> _Problem to work on_:
Your task is to retype the lines between the line with "Generate a Python" and the line with "from plotly.subplots import make_subplots", inclusive. Copy no pictures and no other lines.

Plotting code records:
---

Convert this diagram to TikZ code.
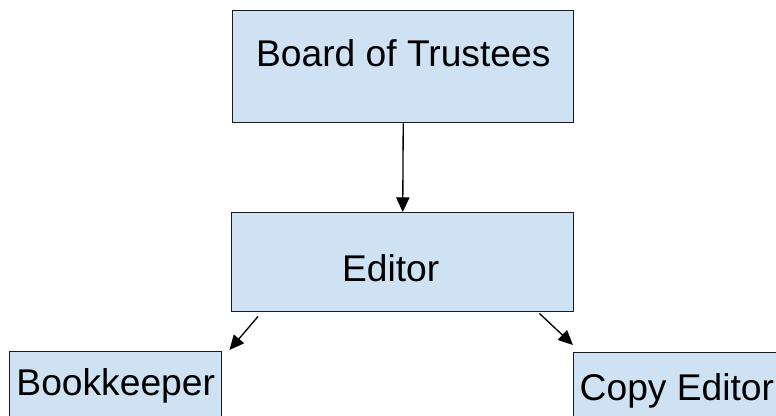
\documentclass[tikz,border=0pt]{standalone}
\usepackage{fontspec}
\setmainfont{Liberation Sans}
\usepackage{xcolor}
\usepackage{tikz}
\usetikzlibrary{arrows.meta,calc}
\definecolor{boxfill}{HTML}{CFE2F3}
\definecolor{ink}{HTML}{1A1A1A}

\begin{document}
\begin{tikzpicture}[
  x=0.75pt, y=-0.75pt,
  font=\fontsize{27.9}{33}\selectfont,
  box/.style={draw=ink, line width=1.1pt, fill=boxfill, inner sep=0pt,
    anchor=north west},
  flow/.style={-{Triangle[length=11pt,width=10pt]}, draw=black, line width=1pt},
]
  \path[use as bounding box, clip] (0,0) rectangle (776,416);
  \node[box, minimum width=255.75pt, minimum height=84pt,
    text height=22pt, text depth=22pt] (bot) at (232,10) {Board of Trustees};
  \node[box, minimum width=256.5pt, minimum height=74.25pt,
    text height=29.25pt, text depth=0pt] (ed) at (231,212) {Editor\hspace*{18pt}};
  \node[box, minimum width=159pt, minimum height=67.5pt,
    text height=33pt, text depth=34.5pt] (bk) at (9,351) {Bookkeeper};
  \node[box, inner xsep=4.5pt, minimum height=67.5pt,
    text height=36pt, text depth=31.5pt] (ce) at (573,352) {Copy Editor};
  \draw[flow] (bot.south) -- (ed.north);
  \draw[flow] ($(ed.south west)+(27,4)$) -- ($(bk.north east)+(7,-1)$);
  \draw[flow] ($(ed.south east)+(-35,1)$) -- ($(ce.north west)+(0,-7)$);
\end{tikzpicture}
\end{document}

---

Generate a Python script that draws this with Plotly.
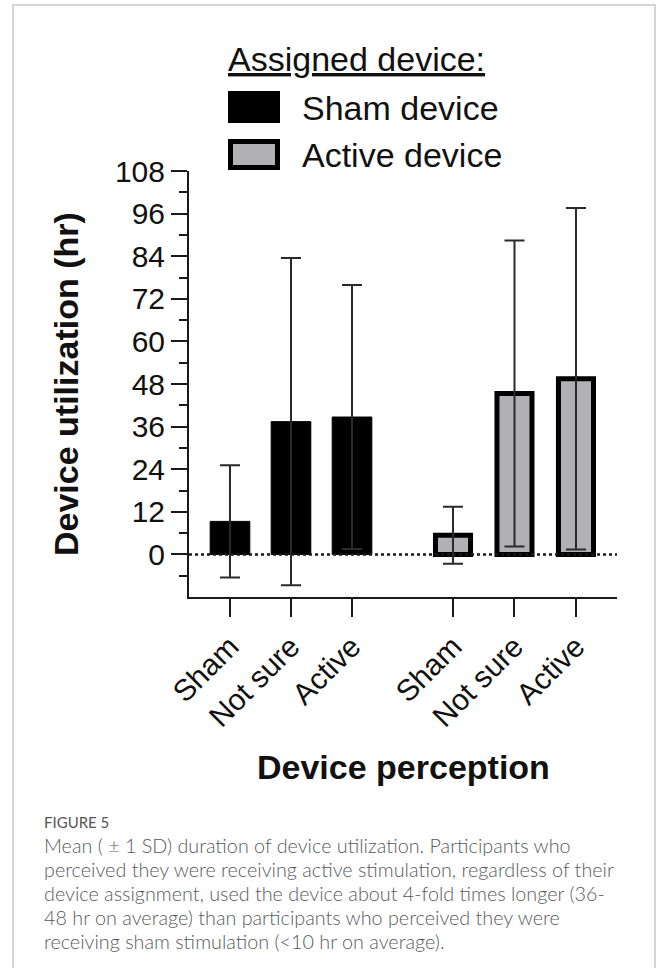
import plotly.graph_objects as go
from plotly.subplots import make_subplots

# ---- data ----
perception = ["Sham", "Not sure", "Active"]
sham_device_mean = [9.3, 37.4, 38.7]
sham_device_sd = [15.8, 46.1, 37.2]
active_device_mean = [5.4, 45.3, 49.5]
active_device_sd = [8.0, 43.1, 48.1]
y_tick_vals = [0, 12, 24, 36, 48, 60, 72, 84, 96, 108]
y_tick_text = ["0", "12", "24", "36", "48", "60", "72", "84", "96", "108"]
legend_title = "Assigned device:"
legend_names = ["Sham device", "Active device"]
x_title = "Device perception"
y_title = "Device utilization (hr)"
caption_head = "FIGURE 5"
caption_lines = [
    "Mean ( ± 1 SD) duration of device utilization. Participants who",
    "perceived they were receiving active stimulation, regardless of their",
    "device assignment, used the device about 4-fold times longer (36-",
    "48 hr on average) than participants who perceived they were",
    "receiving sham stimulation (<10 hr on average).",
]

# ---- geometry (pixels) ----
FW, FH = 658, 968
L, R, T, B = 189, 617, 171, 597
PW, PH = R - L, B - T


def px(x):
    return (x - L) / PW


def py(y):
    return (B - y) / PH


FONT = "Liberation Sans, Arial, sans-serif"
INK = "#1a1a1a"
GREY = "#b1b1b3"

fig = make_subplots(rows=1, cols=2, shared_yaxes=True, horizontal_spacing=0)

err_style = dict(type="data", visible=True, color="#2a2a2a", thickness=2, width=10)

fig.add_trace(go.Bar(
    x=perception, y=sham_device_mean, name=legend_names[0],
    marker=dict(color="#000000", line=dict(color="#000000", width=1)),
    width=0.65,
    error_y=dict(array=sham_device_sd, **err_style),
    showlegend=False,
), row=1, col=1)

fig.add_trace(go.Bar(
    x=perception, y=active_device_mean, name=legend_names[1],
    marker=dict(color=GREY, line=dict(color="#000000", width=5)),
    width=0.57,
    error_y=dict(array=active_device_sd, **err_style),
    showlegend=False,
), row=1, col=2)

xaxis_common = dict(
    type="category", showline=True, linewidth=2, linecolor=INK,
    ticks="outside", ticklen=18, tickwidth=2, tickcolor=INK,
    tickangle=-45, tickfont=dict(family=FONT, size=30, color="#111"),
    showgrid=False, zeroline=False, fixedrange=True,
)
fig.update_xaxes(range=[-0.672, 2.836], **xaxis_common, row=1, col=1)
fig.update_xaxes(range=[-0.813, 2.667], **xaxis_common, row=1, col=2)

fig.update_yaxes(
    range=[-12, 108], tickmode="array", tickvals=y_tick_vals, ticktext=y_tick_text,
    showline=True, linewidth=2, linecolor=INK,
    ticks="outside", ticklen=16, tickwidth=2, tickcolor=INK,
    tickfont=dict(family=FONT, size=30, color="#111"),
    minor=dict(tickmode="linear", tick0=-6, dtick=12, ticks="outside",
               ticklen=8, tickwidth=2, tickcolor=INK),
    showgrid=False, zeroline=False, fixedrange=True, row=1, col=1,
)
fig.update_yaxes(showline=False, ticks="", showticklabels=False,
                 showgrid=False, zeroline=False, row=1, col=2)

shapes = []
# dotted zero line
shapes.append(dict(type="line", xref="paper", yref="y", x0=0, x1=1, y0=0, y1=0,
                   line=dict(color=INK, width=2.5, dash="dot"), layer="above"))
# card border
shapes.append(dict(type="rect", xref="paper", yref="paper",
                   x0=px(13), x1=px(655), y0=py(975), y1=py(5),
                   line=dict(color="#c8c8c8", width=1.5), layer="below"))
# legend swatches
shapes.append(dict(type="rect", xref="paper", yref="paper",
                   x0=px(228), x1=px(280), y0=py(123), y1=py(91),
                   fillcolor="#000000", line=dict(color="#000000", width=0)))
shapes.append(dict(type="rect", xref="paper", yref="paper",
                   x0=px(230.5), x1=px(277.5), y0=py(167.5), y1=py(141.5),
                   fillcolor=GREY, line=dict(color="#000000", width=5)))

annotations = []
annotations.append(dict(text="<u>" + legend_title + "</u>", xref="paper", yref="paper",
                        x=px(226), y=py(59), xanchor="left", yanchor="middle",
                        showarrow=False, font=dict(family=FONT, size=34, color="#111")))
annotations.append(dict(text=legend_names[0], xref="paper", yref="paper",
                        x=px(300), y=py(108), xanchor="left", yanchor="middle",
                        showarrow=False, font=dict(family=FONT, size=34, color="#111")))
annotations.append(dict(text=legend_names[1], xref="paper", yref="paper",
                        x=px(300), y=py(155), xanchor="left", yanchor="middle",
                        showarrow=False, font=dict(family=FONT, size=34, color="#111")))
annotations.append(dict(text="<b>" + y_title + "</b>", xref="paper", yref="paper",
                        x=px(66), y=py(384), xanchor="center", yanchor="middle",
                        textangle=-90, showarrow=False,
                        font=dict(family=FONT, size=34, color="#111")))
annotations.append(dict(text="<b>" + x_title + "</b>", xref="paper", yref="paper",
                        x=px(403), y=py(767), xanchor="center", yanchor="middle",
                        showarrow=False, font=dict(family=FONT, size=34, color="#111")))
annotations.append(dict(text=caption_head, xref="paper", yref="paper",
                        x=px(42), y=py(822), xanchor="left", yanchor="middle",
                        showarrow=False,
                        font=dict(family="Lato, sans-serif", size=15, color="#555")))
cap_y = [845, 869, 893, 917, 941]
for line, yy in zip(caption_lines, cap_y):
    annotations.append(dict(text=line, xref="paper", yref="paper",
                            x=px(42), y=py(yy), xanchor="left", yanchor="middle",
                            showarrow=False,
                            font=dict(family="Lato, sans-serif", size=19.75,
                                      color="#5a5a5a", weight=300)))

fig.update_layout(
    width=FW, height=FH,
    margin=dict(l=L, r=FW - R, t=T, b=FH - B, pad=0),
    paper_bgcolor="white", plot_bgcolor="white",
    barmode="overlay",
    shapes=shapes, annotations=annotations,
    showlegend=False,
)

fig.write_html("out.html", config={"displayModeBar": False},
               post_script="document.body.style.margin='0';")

---

> _The result_:
Generate a Python script that draws this with Plotly.
import plotly.graph_objects as go
from plotly.subplots import make_subplots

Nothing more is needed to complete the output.